## BEGIN Data shown
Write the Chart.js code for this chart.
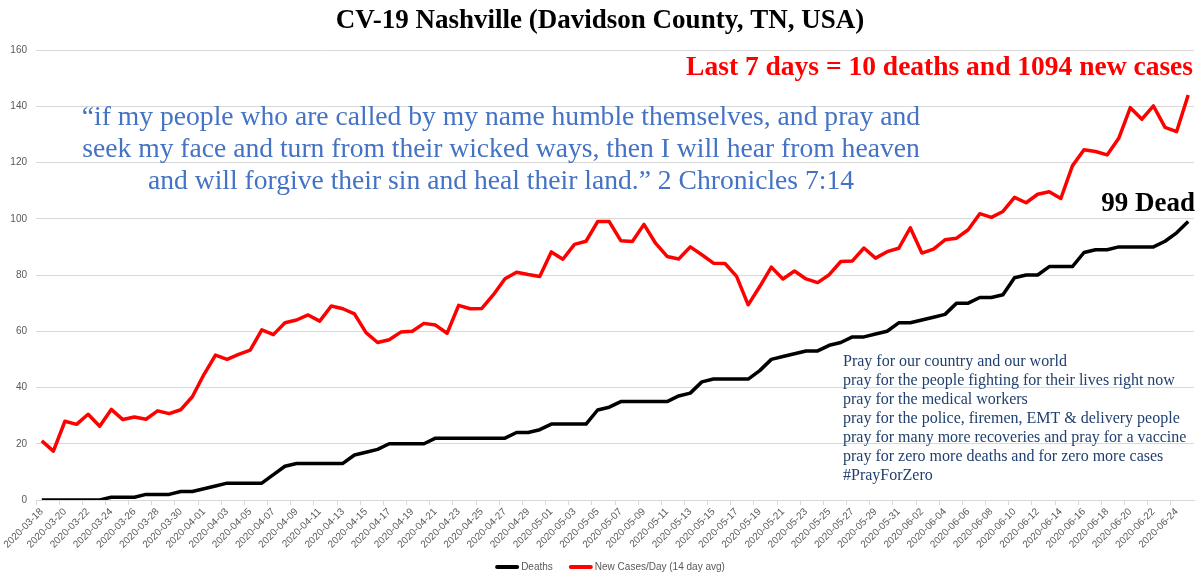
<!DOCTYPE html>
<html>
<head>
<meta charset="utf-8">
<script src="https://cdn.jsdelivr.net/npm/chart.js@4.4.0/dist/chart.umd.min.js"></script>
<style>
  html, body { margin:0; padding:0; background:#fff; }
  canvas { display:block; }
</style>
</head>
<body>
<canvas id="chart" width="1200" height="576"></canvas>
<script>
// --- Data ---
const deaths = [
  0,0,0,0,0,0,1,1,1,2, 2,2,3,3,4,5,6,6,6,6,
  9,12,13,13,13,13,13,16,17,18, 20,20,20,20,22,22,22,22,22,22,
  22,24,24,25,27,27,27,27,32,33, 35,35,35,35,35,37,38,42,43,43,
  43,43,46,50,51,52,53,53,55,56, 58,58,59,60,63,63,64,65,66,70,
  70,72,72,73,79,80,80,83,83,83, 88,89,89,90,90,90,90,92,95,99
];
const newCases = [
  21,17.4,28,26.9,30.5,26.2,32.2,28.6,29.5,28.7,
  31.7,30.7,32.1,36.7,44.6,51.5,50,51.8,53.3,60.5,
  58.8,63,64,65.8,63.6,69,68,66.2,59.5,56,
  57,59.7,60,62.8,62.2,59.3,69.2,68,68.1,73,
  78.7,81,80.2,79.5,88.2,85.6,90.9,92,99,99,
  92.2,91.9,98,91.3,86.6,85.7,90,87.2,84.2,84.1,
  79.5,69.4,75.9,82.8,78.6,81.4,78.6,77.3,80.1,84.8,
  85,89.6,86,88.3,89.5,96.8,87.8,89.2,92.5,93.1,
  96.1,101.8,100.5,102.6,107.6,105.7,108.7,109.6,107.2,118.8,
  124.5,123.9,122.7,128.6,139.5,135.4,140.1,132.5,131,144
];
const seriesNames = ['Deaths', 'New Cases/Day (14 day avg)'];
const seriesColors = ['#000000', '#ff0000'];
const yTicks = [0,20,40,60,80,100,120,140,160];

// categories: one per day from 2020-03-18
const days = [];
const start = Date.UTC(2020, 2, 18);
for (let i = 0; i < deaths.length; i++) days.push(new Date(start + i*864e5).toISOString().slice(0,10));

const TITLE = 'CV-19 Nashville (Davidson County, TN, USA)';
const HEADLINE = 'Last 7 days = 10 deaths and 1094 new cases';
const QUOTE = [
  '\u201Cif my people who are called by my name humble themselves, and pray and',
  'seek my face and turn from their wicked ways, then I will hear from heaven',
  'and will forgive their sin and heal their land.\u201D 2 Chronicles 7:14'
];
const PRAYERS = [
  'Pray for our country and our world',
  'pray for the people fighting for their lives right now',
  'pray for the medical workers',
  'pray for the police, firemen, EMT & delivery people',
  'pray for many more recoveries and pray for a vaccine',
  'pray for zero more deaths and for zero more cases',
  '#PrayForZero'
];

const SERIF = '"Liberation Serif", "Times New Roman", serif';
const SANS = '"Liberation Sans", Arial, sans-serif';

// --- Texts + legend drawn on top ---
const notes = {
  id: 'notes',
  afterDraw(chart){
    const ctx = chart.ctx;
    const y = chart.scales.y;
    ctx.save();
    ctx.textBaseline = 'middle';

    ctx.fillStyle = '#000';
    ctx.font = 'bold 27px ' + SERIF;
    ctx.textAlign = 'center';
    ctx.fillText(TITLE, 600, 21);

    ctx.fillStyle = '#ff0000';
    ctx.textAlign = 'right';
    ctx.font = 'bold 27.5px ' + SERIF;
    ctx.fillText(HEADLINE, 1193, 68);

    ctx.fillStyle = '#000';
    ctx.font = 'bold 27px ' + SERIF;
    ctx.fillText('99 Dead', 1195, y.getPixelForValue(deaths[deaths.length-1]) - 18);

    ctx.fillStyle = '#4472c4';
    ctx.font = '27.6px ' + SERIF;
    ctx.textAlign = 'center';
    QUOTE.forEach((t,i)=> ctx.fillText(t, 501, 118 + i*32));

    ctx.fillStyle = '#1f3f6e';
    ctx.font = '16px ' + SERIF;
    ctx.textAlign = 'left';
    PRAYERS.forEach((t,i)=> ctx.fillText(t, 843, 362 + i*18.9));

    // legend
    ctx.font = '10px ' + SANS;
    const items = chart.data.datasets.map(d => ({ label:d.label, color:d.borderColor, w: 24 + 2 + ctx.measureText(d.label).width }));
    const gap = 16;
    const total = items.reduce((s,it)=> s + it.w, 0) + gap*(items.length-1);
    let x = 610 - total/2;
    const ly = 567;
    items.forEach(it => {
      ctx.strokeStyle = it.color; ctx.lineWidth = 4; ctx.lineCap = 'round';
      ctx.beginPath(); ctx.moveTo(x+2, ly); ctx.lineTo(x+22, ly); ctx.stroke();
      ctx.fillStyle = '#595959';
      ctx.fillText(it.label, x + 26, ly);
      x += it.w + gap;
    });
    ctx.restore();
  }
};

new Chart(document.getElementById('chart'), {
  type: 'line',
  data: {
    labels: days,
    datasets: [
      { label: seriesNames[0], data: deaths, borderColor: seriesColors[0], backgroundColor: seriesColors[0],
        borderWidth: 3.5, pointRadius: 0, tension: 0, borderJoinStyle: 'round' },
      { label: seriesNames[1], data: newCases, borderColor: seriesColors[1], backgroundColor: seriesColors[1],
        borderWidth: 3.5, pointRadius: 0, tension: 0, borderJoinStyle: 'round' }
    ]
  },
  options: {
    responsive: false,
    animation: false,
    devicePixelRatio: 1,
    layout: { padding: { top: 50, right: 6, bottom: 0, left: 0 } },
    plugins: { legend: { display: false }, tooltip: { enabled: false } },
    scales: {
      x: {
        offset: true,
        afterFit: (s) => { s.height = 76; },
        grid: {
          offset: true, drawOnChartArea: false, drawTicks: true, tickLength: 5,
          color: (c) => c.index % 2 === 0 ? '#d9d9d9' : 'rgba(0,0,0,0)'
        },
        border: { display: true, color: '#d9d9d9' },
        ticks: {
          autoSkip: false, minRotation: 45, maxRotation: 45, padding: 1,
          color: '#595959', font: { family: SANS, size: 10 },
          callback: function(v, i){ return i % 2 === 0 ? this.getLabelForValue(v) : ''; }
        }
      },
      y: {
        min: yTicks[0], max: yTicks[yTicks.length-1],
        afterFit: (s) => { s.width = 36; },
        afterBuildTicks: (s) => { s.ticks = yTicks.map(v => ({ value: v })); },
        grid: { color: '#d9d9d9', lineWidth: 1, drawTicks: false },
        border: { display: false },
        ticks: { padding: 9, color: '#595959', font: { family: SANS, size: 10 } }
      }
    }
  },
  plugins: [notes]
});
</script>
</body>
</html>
## END Data shown
Exercise directions:
Pictures excluded, quote all the data above exactly.

Task result:
Write the Chart.js code for this chart.
<!DOCTYPE html>
<html>
<head>
<meta charset="utf-8">
<script src="https://cdn.jsdelivr.net/npm/chart.js@4.4.0/dist/chart.umd.min.js"></script>
<style>
  html, body { margin:0; padding:0; background:#fff; }
  canvas { display:block; }
</style>
</head>
<body>
<canvas id="chart" width="1200" height="576"></canvas>
<script>
// --- Data ---
const deaths = [
  0,0,0,0,0,0,1,1,1,2, 2,2,3,3,4,5,6,6,6,6,
  9,12,13,13,13,13,13,16,17,18, 20,20,20,20,22,22,22,22,22,22,
  22,24,24,25,27,27,27,27,32,33, 35,35,35,35,35,37,38,42,43,43,
  43,43,46,50,51,52,53,53,55,56, 58,58,59,60,63,63,64,65,66,70,
  70,72,72,73,79,80,80,83,83,83, 88,89,89,90,90,90,90,92,95,99
];
const newCases = [
  21,17.4,28,26.9,30.5,26.2,32.2,28.6,29.5,28.7,
  31.7,30.7,32.1,36.7,44.6,51.5,50,51.8,53.3,60.5,
  58.8,63,64,65.8,63.6,69,68,66.2,59.5,56,
  57,59.7,60,62.8,62.2,59.3,69.2,68,68.1,73,
  78.7,81,80.2,79.5,88.2,85.6,90.9,92,99,99,
  92.2,91.9,98,91.3,86.6,85.7,90,87.2,84.2,84.1,
  79.5,69.4,75.9,82.8,78.6,81.4,78.6,77.3,80.1,84.8,
  85,89.6,86,88.3,89.5,96.8,87.8,89.2,92.5,93.1,
  96.1,101.8,100.5,102.6,107.6,105.7,108.7,109.6,107.2,118.8,
  124.5,123.9,122.7,128.6,139.5,135.4,140.1,132.5,131,144
];
const seriesNames = ['Deaths', 'New Cases/Day (14 day avg)'];
const seriesColors = ['#000000', '#ff0000'];
const yTicks = [0,20,40,60,80,100,120,140,160];

// categories: one per day from 2020-03-18
const days = [];
const start = Date.UTC(2020, 2, 18);
for (let i = 0; i < deaths.length; i++) days.push(new Date(start + i*864e5).toISOString().slice(0,10));

const TITLE = 'CV-19 Nashville (Davidson County, TN, USA)';
const HEADLINE = 'Last 7 days = 10 deaths and 1094 new cases';
const QUOTE = [
  '\u201Cif my people who are called by my name humble themselves, and pray and',
  'seek my face and turn from their wicked ways, then I will hear from heaven',
  'and will forgive their sin and heal their land.\u201D 2 Chronicles 7:14'
];
const PRAYERS = [
  'Pray for our country and our world',
  'pray for the people fighting for their lives right now',
  'pray for the medical workers',
  'pray for the police, firemen, EMT & delivery people',
  'pray for many more recoveries and pray for a vaccine',
  'pray for zero more deaths and for zero more cases',
  '#PrayForZero'
];

const SERIF = '"Liberation Serif", "Times New Roman", serif';
const SANS = '"Liberation Sans", Arial, sans-serif';

// --- Texts + legend drawn on top ---
const notes = {
  id: 'notes',
  afterDraw(chart){
    const ctx = chart.ctx;
    const y = chart.scales.y;
    ctx.save();
    ctx.textBaseline = 'middle';

    ctx.fillStyle = '#000';
    ctx.font = 'bold 27px ' + SERIF;
    ctx.textAlign = 'center';
    ctx.fillText(TITLE, 600, 21);

    ctx.fillStyle = '#ff0000';
    ctx.textAlign = 'right';
    ctx.font = 'bold 27.5px ' + SERIF;
    ctx.fillText(HEADLINE, 1193, 68);

    ctx.fillStyle = '#000';
    ctx.font = 'bold 27px ' + SERIF;
    ctx.fillText('99 Dead', 1195, y.getPixelForValue(deaths[deaths.length-1]) - 18);

    ctx.fillStyle = '#4472c4';
    ctx.font = '27.6px ' + SERIF;
    ctx.textAlign = 'center';
    QUOTE.forEach((t,i)=> ctx.fillText(t, 501, 118 + i*32));

    ctx.fillStyle = '#1f3f6e';
    ctx.font = '16px ' + SERIF;
    ctx.textAlign = 'left';
    PRAYERS.forEach((t,i)=> ctx.fillText(t, 843, 362 + i*18.9));

    // legend
    ctx.font = '10px ' + SANS;
    const items = chart.data.datasets.map(d => ({ label:d.label, color:d.borderColor, w: 24 + 2 + ctx.measureText(d.label).width }));
    const gap = 16;
    const total = items.reduce((s,it)=> s + it.w, 0) + gap*(items.length-1);
    let x = 610 - total/2;
    const ly = 567;
    items.forEach(it => {
      ctx.strokeStyle = it.color; ctx.lineWidth = 4; ctx.lineCap = 'round';
      ctx.beginPath(); ctx.moveTo(x+2, ly); ctx.lineTo(x+22, ly); ctx.stroke();
      ctx.fillStyle = '#595959';
      ctx.fillText(it.label, x + 26, ly);
      x += it.w + gap;
    });
    ctx.restore();
  }
};

new Chart(document.getElementById('chart'), {
  type: 'line',
  data: {
    labels: days,
    datasets: [
      { label: seriesNames[0], data: deaths, borderColor: seriesColors[0], backgroundColor: seriesColors[0],
        borderWidth: 3.5, pointRadius: 0, tension: 0, borderJoinStyle: 'round' },
      { label: seriesNames[1], data: newCases, borderColor: seriesColors[1], backgroundColor: seriesColors[1],
        borderWidth: 3.5, pointRadius: 0, tension: 0, borderJoinStyle: 'round' }
    ]
  },
  options: {
    responsive: false,
    animation: false,
    devicePixelRatio: 1,
    layout: { padding: { top: 50, right: 6, bottom: 0, left: 0 } },
    plugins: { legend: { display: false }, tooltip: { enabled: false } },
    scales: {
      x: {
        offset: true,
        afterFit: (s) => { s.height = 76; },
        grid: {
          offset: true, drawOnChartArea: false, drawTicks: true, tickLength: 5,
          color: (c) => c.index % 2 === 0 ? '#d9d9d9' : 'rgba(0,0,0,0)'
        },
        border: { display: true, color: '#d9d9d9' },
        ticks: {
          autoSkip: false, minRotation: 45, maxRotation: 45, padding: 1,
          color: '#595959', font: { family: SANS, size: 10 },
          callback: function(v, i){ return i % 2 === 0 ? this.getLabelForValue(v) : ''; }
        }
      },
      y: {
        min: yTicks[0], max: yTicks[yTicks.length-1],
        afterFit: (s) => { s.width = 36; },
        afterBuildTicks: (s) => { s.ticks = yTicks.map(v => ({ value: v })); },
        grid: { color: '#d9d9d9', lineWidth: 1, drawTicks: false },
        border: { display: false },
        ticks: { padding: 9, color: '#595959', font: { family: SANS, size: 10 } }
      }
    }
  },
  plugins: [notes]
});
</script>
</body>
</html>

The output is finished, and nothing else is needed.